Chén Liàng was the central voice of the Yǒngkāng utilitarian school whose distinctive doctrine — that the Way is realised in concrete affairs and that the (hegemonic) achievements of Hàn Gāozǔ and Táng Tàizōng are continuous with rather than opposed to the wáng (kingly) ideal — found its sharpest expression in his correspondence with Zhū Xī between 1182 and 1185 (the wángbà yìlì exchange). The collection passed through significant attrition: Yè Shì, Chén’s contemporary and intellectual heir, recorded it as forty juàn; the Sìkù recension is thirty, and the editors note further internal losses (the on the Chuígǒng Hall and the Jiāosì qìngchéng fù mentioned in the Sòng míngchén yánxíng lù are missing). Chén’s lifedates 1143–1194 are well attested (CBDB; Sòngshǐ 436); he obtained the jìnshì zhuàngyuán in 1193 only a year before his death. The composition window for the collected pieces is therefore c. 1163–1194, the bracket adopted here.

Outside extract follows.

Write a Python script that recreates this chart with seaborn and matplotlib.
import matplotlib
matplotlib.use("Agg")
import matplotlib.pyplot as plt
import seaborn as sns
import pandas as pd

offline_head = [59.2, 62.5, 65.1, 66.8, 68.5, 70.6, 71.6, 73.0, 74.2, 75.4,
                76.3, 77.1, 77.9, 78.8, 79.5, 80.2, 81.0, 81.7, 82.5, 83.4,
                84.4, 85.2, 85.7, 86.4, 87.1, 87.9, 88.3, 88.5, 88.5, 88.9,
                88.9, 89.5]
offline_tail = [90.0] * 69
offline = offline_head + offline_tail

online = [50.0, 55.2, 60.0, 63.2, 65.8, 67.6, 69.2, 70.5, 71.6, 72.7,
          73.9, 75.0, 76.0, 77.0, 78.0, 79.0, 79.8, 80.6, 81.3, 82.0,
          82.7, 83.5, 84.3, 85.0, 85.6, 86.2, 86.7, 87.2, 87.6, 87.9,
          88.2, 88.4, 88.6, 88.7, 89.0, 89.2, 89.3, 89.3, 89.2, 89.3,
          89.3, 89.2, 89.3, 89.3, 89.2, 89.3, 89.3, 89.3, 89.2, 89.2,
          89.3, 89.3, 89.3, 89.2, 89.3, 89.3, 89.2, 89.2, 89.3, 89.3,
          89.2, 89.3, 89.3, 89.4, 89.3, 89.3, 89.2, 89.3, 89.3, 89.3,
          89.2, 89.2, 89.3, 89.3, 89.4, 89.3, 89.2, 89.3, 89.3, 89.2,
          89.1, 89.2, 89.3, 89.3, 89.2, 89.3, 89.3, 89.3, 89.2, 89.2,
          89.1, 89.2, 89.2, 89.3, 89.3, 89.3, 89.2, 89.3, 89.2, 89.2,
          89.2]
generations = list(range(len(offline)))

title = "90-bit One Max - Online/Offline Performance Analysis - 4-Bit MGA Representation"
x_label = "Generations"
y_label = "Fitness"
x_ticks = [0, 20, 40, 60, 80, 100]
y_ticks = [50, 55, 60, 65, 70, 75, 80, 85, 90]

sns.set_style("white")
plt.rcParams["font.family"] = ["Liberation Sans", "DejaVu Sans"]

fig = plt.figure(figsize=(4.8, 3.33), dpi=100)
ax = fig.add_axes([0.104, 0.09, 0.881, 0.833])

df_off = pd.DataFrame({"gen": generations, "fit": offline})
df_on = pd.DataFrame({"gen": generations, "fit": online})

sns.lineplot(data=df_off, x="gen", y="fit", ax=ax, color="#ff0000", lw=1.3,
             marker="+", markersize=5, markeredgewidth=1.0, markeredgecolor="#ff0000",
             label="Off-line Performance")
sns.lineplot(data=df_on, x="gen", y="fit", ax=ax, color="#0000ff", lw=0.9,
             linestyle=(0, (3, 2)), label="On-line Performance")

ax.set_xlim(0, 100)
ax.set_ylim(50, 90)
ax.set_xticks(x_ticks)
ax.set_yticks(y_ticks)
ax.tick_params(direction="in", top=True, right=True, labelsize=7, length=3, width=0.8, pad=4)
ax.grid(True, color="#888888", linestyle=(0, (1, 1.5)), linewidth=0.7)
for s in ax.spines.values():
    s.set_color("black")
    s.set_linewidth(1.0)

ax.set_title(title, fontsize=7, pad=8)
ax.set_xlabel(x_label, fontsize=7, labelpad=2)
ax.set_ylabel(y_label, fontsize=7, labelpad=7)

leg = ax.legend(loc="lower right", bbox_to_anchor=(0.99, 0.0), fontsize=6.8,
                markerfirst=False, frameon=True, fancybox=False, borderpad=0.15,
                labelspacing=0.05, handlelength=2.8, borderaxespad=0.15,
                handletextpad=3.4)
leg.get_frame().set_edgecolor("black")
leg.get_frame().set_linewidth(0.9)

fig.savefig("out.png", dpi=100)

Wilkinson (Chinese History: A New Manual §40, on Sòng statecraft writing) notes the Lóngchuān jí among the principal sources for the late-Xiàozōng frontier-policy debate, alongside the works of Yè Shì and Xīn Qìjí 辛棄疾. Modern scholarship has decisively rehabilitated the Yǒngkāng school as a major current of Sòng thought, no longer dismissable as a mere foil to dàoxué.

Translations and research

  • Hoyt Cleveland Tillman, Utilitarian Confucianism: Ch’en Liang’s Challenge to Chu Hsi. Harvard East Asian Monographs 101, Harvard University Press, 1982 — the standard English-language monograph; close reading of the wáng-bà correspondence and a partial translation of the key letters.
  • Hoyt Cleveland Tillman, Confucian Discourse and Chu Hsi’s Ascendancy. University of Hawai’i Press, 1992 — situates Chén Liàng within the broader landscape of Southern Sòng intellectual debate.
  • Tián Hào 田浩 (Hoyt Tillman), Zhū Xī de sīwéi shìjiè 朱熹的思維世界. Táiběi: Yǔnchén, 1996; expanded ed. Jiāngsū rénmín, 2009.
  • Dèng Guǎngmíng 鄧廣銘, Chén Lóngchuān zhuàn 陳龍川傳. Shànghǎi rénmín, 1997. Major Chinese-language biography.
  • Critical editions: Chén Liàng jí 陳亮集, ed. Dèng Guǎngmíng 鄧廣銘. 2 vols., Zhōnghuá, 1974; rev. ed. 1987 — the standard scholarly text, restoring some material from manuscript witnesses beyond the WYG.

Other points of interest

The collection’s treatises Zhuógǔ lùn 酌古論 (juàn 5–6), a series of historical essays on military and political crises from antiquity to the Five Dynasties, are unusually direct sources for Chén Liàng’s strategic thought and were widely cited by MíngQīng frontier statesmen.